Voiding of home healthcare license

On November 3, 2015, the Nevada Department of Health and Human Services's Bureau of Health Care Quality and Compliance voided Fiore's license to operate Always There 4 You, a home healthcare service. Always There 4 You and another Fiore-owned home healthcare service, Always There Personal Care, received about $6 million in Medicaid reimbursements between 2011 and March, 2015. Although in Nevada an unannounced inspection of such companies' business records is required to be completed every 18 months, in 2013 and 2015 health department inspectors were blocked several times from reviewing the records of Always There 4 You. They were denied access by office staff, by Fiore's mother, and both Fiore's mother and Fiore.
In July 2015, after receiving a formal warning, Fiore met with health department officials in "a so-called conciliation process that essentially gives Fiore one more chance to comply". Fiore said that the meeting was "productive" and she was "prepared to welcome inspectors in the future with coffee and doughnuts." In September 2015 an inspector found the Always There 4 You office dark and its door locked, with no notice posted on the premises explaining why. In October 2015 the Bureau sent a certified letter requesting clarification and again reminding Fiore that her license could be suspended or revoked. Fiore did not reply.
On November 3, after officials arrived to find another business moving into the office location, the Bureau administratively closed the Always There 4 You license and notified Fiore. That night, Fiore issued a press release "regarding allegations that her home health care company was shut down by the government." "With the signing of a Notice Of Dissolution last week, I have completely closed my home health care business. While the media will try to tell you that my business was shut down by the government, I would like to lay that rumor to rest."
The next day, the press release contents, under the title "You're Fired, State Inspectors!" and addressed to "Friends", were published on Fiore's website. "You're Fired, State Inspectors!" reproduces an article titled "When 'They' Win, We All Lose," written for a local magazine the month before, which begins, "By the time you read this, my home health care business will be a memory... It happened because 'They' won."
In "You're Fired" Fiore disclosed that she had been closing down her business for eight weeks. Always There 4 You was officially dissolved November 9, 2015.

Blue Lives Matter March

Following the unrest and riots resulting from the death of George Floyd, conservative talk show host Wayne Allyn Root organized a Blue Lives Matter march on Las Vegas Blvd scheduled for June 13, 2020, of which Michele Fiore was to be a co-host. A flyer was circulated with the emblem of the Las Vegas Metropolitan Police Department displayed across the width of the bottom of the flyer.
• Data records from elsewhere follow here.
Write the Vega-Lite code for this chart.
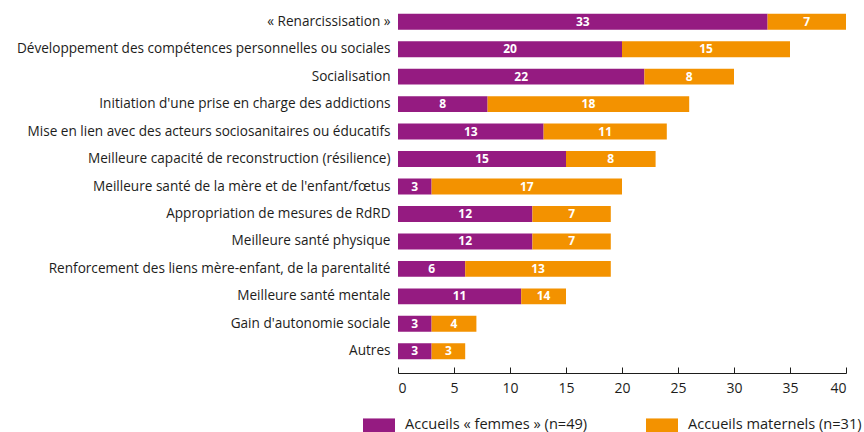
{
  "$schema": "https://vega.github.io/schema/vega-lite/v6.json",
  "autosize": "none",
  "width": 448,
  "height": 357,
  "padding": {"left": 398, "top": 8, "right": 18, "bottom": 67},
  "background": "white",
  "config": {"view": {"stroke": null}, "font": "Open Sans"},
  "data": {"values": [
    {"cat": "« Renarcissisation »", "type": "Accueils « femmes » (n=49)", "value": 33, "label": "33"},
    {"cat": "« Renarcissisation »", "type": "Accueils maternels (n=31)", "value": 7, "label": "7"},
    {"cat": "Développement des compétences personnelles ou sociales", "type": "Accueils « femmes » (n=49)", "value": 20, "label": "20"},
    {"cat": "Développement des compétences personnelles ou sociales", "type": "Accueils maternels (n=31)", "value": 15, "label": "15"},
    {"cat": "Socialisation", "type": "Accueils « femmes » (n=49)", "value": 22, "label": "22"},
    {"cat": "Socialisation", "type": "Accueils maternels (n=31)", "value": 8, "label": "8"},
    {"cat": "Initiation d'une prise en charge des addictions", "type": "Accueils « femmes » (n=49)", "value": 8, "label": "8"},
    {"cat": "Initiation d'une prise en charge des addictions", "type": "Accueils maternels (n=31)", "value": 18, "label": "18"},
    {"cat": "Mise en lien avec des acteurs sociosanitaires ou éducatifs", "type": "Accueils « femmes » (n=49)", "value": 13, "label": "13"},
    {"cat": "Mise en lien avec des acteurs sociosanitaires ou éducatifs", "type": "Accueils maternels (n=31)", "value": 11, "label": "11"},
    {"cat": "Meilleure capacité de reconstruction (résilience)", "type": "Accueils « femmes » (n=49)", "value": 15, "label": "15"},
    {"cat": "Meilleure capacité de reconstruction (résilience)", "type": "Accueils maternels (n=31)", "value": 8, "label": "8"},
    {"cat": "Meilleure santé de la mère et de l'enfant/fœtus", "type": "Accueils « femmes » (n=49)", "value": 3, "label": "3"},
    {"cat": "Meilleure santé de la mère et de l'enfant/fœtus", "type": "Accueils maternels (n=31)", "value": 17, "label": "17"},
    {"cat": "Appropriation de mesures de RdRD", "type": "Accueils « femmes » (n=49)", "value": 12, "label": "12"},
    {"cat": "Appropriation de mesures de RdRD", "type": "Accueils maternels (n=31)", "value": 7, "label": "7"},
    {"cat": "Meilleure santé physique", "type": "Accueils « femmes » (n=49)", "value": 12, "label": "12"},
    {"cat": "Meilleure santé physique", "type": "Accueils maternels (n=31)", "value": 7, "label": "7"},
    {"cat": "Renforcement des liens mère-enfant, de la parentalité", "type": "Accueils « femmes » (n=49)", "value": 6, "label": "6"},
    {"cat": "Renforcement des liens mère-enfant, de la parentalité", "type": "Accueils maternels (n=31)", "value": 13, "label": "13"},
    {"cat": "Meilleure santé mentale", "type": "Accueils « femmes » (n=49)", "value": 11, "label": "11"},
    {"cat": "Meilleure santé mentale", "type": "Accueils maternels (n=31)", "value": 4, "label": "14"},
    {"cat": "Gain d'autonomie sociale", "type": "Accueils « femmes » (n=49)", "value": 3, "label": "3"},
    {"cat": "Gain d'autonomie sociale", "type": "Accueils maternels (n=31)", "value": 4, "label": "4"},
    {"cat": "Autres", "type": "Accueils « femmes » (n=49)", "value": 3, "label": "3"},
    {"cat": "Autres", "type": "Accueils maternels (n=31)", "value": 3, "label": "3"}
  ]},
  "transform": [
    {"stack": "value", "groupby": ["cat"], "sort": [{"field": "type", "order": "descending"}], "as": ["v0", "v1"]},
    {"calculate": "(datum.v0 + datum.v1) / 2", "as": "mid"}
  ],
  "encoding": {
    "y": {
      "field": "cat", "type": "nominal", "sort": null,
      "scale": {"paddingInner": 0.42, "paddingOuter": 0.21},
      "axis": {"title": null, "domain": false, "ticks": false, "labelPadding": 8, "labelLimit": 400, "labelFontSize": 13.6, "labelColor": "#1d1d1b", "labelFont": "Open Sans"}
    }
  },
  "layer": [
    {
      "mark": {"type": "bar"},
      "encoding": {
        "x": {
          "field": "v0", "type": "quantitative",
          "scale": {"domain": [0, 40], "nice": false},
          "axis": {"title": null, "grid": false, "values": [0,5,10,15,20,25,30,35,40], "offset": 8, "tickSize": -6, "tickColor": "#1d1d1b", "domainColor": "#1d1d1b", "labelPadding": 14, "labelFontSize": 14, "labelColor": "#1d1d1b", "labelFont": "Open Sans"}
        },
        "x2": {"field": "v1"},
        "color": {
          "field": "type", "type": "nominal",
          "scale": {"domain": ["Accueils « femmes » (n=49)", "Accueils maternels (n=31)"], "range": ["#951b81", "#f39200"]},
          "legend": {
            "title": null, "orient": "none", "legendX": -36, "legendY": 400, "direction": "horizontal",
            "symbolType": "M-1,-0.44H1V0.44H-1Z", "symbolSize": 1024, "symbolOpacity": 1,
            "labelFontSize": 14.6, "labelColor": "#1d1d1b", "labelFont": "Open Sans", "labelOffset": 9,
            "columnPadding": 57, "labelLimit": 400
          }
        }
      }
    },
    {
      "mark": {"type": "text", "color": "white", "fontSize": 12, "fontWeight": "bold", "font": "Open Sans"},
      "encoding": {
        "x": {"field": "mid", "type": "quantitative"},
        "text": {"field": "label", "type": "nominal"}
      }
    }
  ]
}
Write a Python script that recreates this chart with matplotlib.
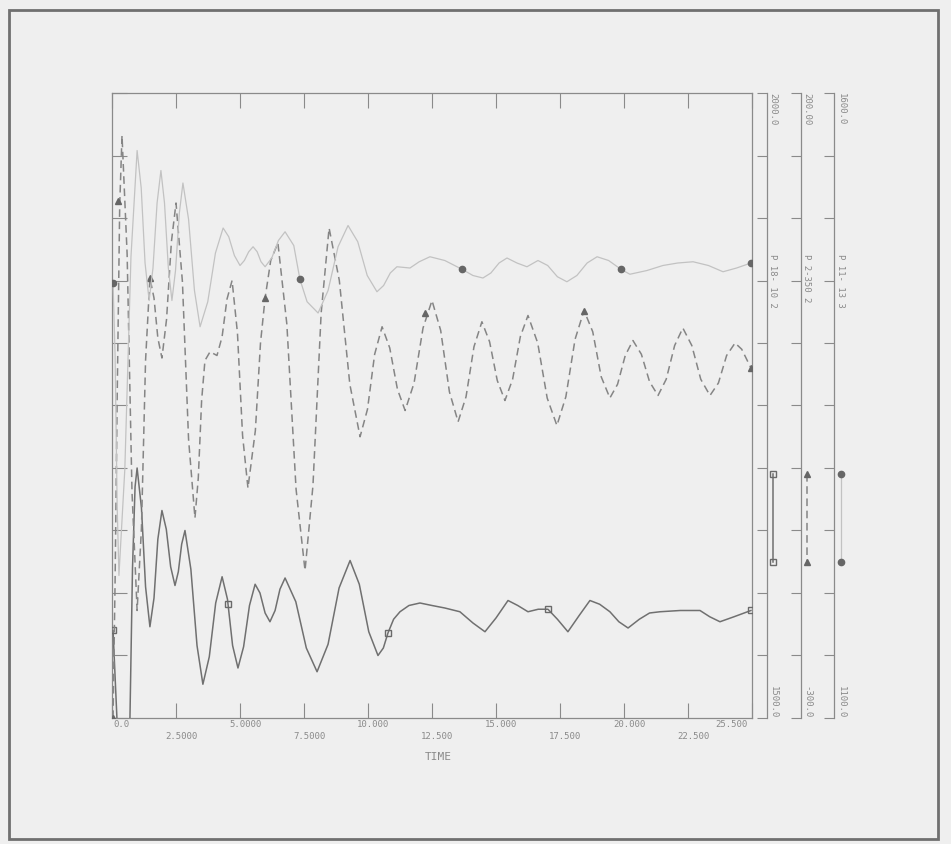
import numpy as np
import matplotlib.pyplot as plt
from matplotlib.patches import Rectangle

# series 1: solid line, axis 1500..2000
t_solid = [0.04, 0.23, 0.62, 0.70, 0.80, 0.90, 0.98, 1.15, 1.31, 1.48, 1.64, 1.79, 1.95,
           2.12, 2.29, 2.46, 2.59, 2.72, 2.85, 3.08, 3.32, 3.55, 3.80, 4.05, 4.30, 4.51,
           4.71, 4.92, 5.14, 5.37, 5.59, 5.78, 5.98, 6.17, 6.37, 6.56, 6.76, 7.18, 7.59,
           8.01, 8.44, 8.87, 9.30, 9.66, 10.03, 10.39, 10.6, 10.78, 11.0, 11.25, 11.6,
           12.03, 12.5, 13.0, 13.59, 14.1, 14.57, 15.0, 15.47, 15.85, 16.25, 16.65, 17.03,
           17.4, 17.81, 18.25, 18.67, 19.05, 19.45, 19.8, 20.16, 20.6, 21.0, 21.41, 22.2,
           22.97, 23.35, 23.75, 24.3, 24.96]
v_solid = [1570, 1482, 1482, 1500, 1620, 1685, 1700, 1668, 1605, 1573, 1596, 1643, 1666,
           1651, 1621, 1606, 1617, 1639, 1650, 1619, 1558, 1527, 1549, 1592, 1613, 1595,
           1558, 1540, 1557, 1590, 1607, 1600, 1584, 1577, 1586, 1603, 1612, 1593, 1556,
           1537, 1559, 1604, 1626, 1607, 1569, 1550, 1556, 1568, 1579, 1585, 1590,
           1592, 1590, 1588, 1585, 1576, 1569, 1580, 1594, 1590, 1585, 1587, 1587,
           1579, 1569, 1582, 1594, 1591, 1585, 1577, 1572, 1579, 1584, 1585, 1586,
           1586, 1581, 1577, 1581, 1586]

# series 2: dashed line, axis -300..200
t_dash = [0.04, 0.12, 0.2, 0.3, 0.39, 0.59, 0.78, 0.98, 1.15, 1.31, 1.48, 1.64, 1.79, 1.95,
          2.13, 2.32, 2.5, 2.75, 2.99, 3.24, 3.37, 3.50, 3.63, 3.83, 4.10, 4.30, 4.49,
          4.69, 4.90, 5.10, 5.31, 5.6, 5.8, 5.98, 6.2, 6.48, 6.83, 7.19, 7.54, 7.85, 8.17,
          8.48, 8.88, 9.29, 9.69, 9.98, 10.26, 10.55, 10.85, 11.15, 11.45, 11.8, 12.15,
          12.5, 12.84, 13.18, 13.52, 13.83, 14.14, 14.45, 14.75, 15.05, 15.35, 15.65,
          15.95, 16.25, 16.63, 17.0, 17.38, 17.73, 18.09, 18.44, 18.78, 19.11, 19.45,
          19.75, 20.05, 20.35, 20.68, 21.0, 21.33, 21.65, 21.98, 22.30, 22.65, 23.0,
          23.36, 23.69, 24.01, 24.34, 24.6, 24.96]
v_dash = [-300, -190, -46, 110, 166, 71, -119, -214, -148, -14, 52, 36, 4, -12,
          19, 81, 112, 49, -77, -140, -108, -46, -14, -7, -10, 5, 35,
          50, 8, -74, -116, -70, 0, 36, 66, 80, 15, -117, -182, -114, 24,
          92, 50, -33, -75, -53, -9, 13, -4, -37, -54, -32, 12,
          34, 10, -39, -63, -43, -3, 17, 1, -30, -46, -29,
          5, 22, 0, -44, -66, -43, 3, 26, 9, -27, -44,
          -33, -10, 2, -9, -31, -42, -29, -2, 12, -2, -29,
          -42, -32, -10, 0, -5, -20]

# series 3: dotted (faint) line, axis 1100..1600
t_dot = [0.04, 0.12, 0.2, 0.27, 0.5, 0.74, 0.98, 1.14, 1.29, 1.45, 1.6, 1.76, 1.91, 2.05,
         2.2, 2.34, 2.48, 2.63, 2.77, 2.99, 3.22, 3.44, 3.74, 4.04, 4.34, 4.56, 4.78,
         5.0, 5.17, 5.34, 5.51, 5.67, 5.82, 5.98, 6.24, 6.5, 6.76, 7.1, 7.34, 7.62,
         8.05, 8.44, 8.83, 9.22, 9.6, 9.97, 10.35, 10.61, 10.87, 11.13, 11.64, 12.0,
         12.42, 13.0, 13.67, 14.1, 14.49, 14.8, 15.12, 15.43, 15.82, 16.21, 16.64,
         17.02, 17.4, 17.77, 18.16, 18.56, 18.95, 19.4, 19.88, 20.23, 20.9, 21.52,
         22.1, 22.70, 23.3, 23.87, 24.4, 24.96]
v_dot = [1448, 1390, 1270, 1214, 1299, 1469, 1554, 1524, 1464, 1434, 1460, 1512, 1538, 1512,
         1460, 1434, 1458, 1504, 1528, 1499, 1442, 1413, 1433, 1472, 1492, 1485, 1470,
         1462, 1466, 1473, 1477, 1473, 1465, 1461, 1468, 1482, 1489, 1478, 1451, 1433,
         1424, 1442, 1477, 1494, 1481, 1454, 1441, 1446, 1456, 1461, 1460, 1465,
         1469, 1466, 1459, 1454, 1452, 1456, 1464, 1468, 1464, 1461, 1466,
         1462, 1453, 1449, 1454, 1464, 1469, 1466, 1459, 1455, 1458, 1462,
         1464, 1465, 1462, 1457, 1460, 1464]

# symbols along the curves
mk_solid_t = [0.04, 4.53, 10.78, 17.03, 24.96]
mk_solid_v = [1570, 1591, 1568, 1587, 1586]
mk_dash_t = [0.04, 0.23, 1.48, 5.98, 12.23, 18.44, 24.96]
mk_dash_v = [-300, 114, 52, 36, 24, 26, -20]
mk_dot_t = [0.04, 7.34, 13.67, 19.88, 24.96]
mk_dot_v = [1448, 1451, 1459, 1459, 1464]

x_ticks = [0, 2.5, 5, 7.5, 10, 12.5, 15, 17.5, 20, 22.5, 25]
x_labels = ["0.0", "2.5000", "5.0000", "7.5000", "10.000", "12.500",
            "15.000", "17.500", "20.000", "22.500", "25.500"]

axis_ranges = [(1500.0, 2000.0), (-300.0, 200.0), (1100.0, 1600.0)]
axis_top = ["2000.0", "200.00", "1600.0"]
axis_bot = ["1500.0", "-300.0", "1100.0"]
axis_names = ["P 18- 10 2", "P 2-350 2", "P 11- 13 3"]

INK = "#8a8a8a"
BG = "#efefef"
mono = "DejaVu Sans Mono"

fig = plt.figure(figsize=(9.51, 8.44), dpi=100, facecolor=BG)
fig.add_artist(Rectangle((0.0095, 0.006), 0.977, 0.982, transform=fig.transFigure,
                         fill=False, edgecolor="#707070", linewidth=2))

ax = fig.add_axes([0.1178, 0.1493, 0.6729, 0.7405])
ax.set_facecolor(BG)
ax.set_xlim(0, 25)
ax.set_ylim(0, 10)
ax.set_yticks(np.arange(0, 10.1, 1))
ax.set_yticklabels([])
ax.set_xticks(x_ticks)
ax.set_xticklabels([])
ax.tick_params(axis="x", direction="in", length=11, top=True, bottom=True, color=INK, width=0.8)
ax.tick_params(axis="y", direction="in", length=11, left=True, right=False, color=INK, width=0.8)
for s in ax.spines.values():
    s.set_color(INK)
    s.set_linewidth(0.9)

# alternating x tick labels
for i, (xt, lab) in enumerate(zip(x_ticks, x_labels)):
    off = 0.2 if i > 0 else 0.35
    if i == len(x_ticks) - 1:
        off = -0.82
    ax.text(xt + off, -0.105 if i % 2 == 0 else -0.29, lab, ha="center", va="center",
            fontsize=6.5, family=mono, color=INK, clip_on=False)
ax.text(12.75, -0.62, "TIME", ha="center", va="center", fontsize=8, family=mono, color=INK)

styles = [dict(ls="-", color="#707070", lw=1.1),
          dict(ls=(0, (5, 3)), color="#858585", lw=1.1),
          dict(ls="-", color="#c2c2c2", lw=0.9)]
markers = [dict(marker="s", mfc="none", mec="#6a6a6a", ms=5, mew=1.0),
           dict(marker="^", mfc="#666666", mec="#666666", ms=4.5),
           dict(marker="o", mfc="#666666", mec="#666666", ms=4.5)]
series = [(t_solid, v_solid, mk_solid_t, mk_solid_v),
          (t_dash, v_dash, mk_dash_t, mk_dash_v),
          (t_dot, v_dot, mk_dot_t, mk_dot_v)]
spine_pos = [1.0234, 1.0766, 1.128]
lab_x = [1.0328, 1.0859, 1.139]

for k in range(3):
    tw = ax.twinx()
    lo, hi = axis_ranges[k]
    tw.set_ylim(lo, hi)
    tw.set_xlim(0, 25)
    tw.plot(series[k][0], series[k][1], **styles[k])
    tw.plot(series[k][2], series[k][3], ls="none", **markers[k])
    for name, s in tw.spines.items():
        s.set_visible(name == "right")
    tw.spines["right"].set_position(("axes", spine_pos[k]))
    tw.spines["right"].set_color(INK)
    tw.spines["right"].set_linewidth(0.9)
    tw.set_yticks(np.linspace(lo, hi, 11))
    tw.set_yticklabels([])
    tw.tick_params(axis="y", direction="in", length=7, color=INK, width=0.8)
    tw.text(lab_x[k], 1.0, axis_top[k], transform=tw.transAxes, rotation=-90,
            ha="center", va="top", fontsize=6.5, family=mono, color=INK, clip_on=False)
    tw.text(lab_x[k], 0.0, axis_bot[k], transform=tw.transAxes, rotation=-90,
            ha="center", va="bottom", fontsize=6.5, family=mono, color=INK, clip_on=False)
    tw.text(lab_x[k], 0.742, axis_names[k], transform=tw.transAxes, rotation=-90,
            ha="center", va="top", fontsize=6.5, family=mono, color=INK, clip_on=False)
    # legend sample
    tw.plot([lab_x[k], lab_x[k]], [0.3904, 0.2496], transform=tw.transAxes,
            clip_on=False, **styles[k])
    tw.plot([lab_x[k], lab_x[k]], [0.3904, 0.2496], transform=tw.transAxes,
            clip_on=False, ls="none", **markers[k])

fig.savefig("out.png", dpi=100, facecolor=BG)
The following day the City of Las Vegas issued a statement saying the event was not officially sanctioned. As well, the Las Vegas Metropolitan Police Department issued a statement reading, "The Las Vegas Metropolitan Police Department recently learned of a planned rally for Blue Lives Matter that used images of our badge on their flyers. While we uphold the first amendment right for all groups to peacefully assemble, we did not authorize permission for the organizers to use the LVMPD badge as the department was not part of the planning of this event."
The event was postponed the next day and Las Vegas NAACP President Roxann McCoy said in a news release, “The NAACP Las Vegas is appalled that Las Vegas, Nevada City Council members Mayor Pro Tem Michelle Fiore, Councilwoman Victoria Seaman, Councilman Stavros Anthony do not care to understand Black citizens of Las Vegas and the injustices we constantly endure.”

Elections

She was named Mayor Pro Tem of the City of Las Vegas City Council on July 3, 2019.
She stepped down from her role as Las Vegas City Council Mayor Pro Tem on June 16, 2020 to focus on the country’s racial divide following a couple weeks of controversy after the Clark County Republican Party rebuked “racially charged” remarks made by Fiore at the group’s convention.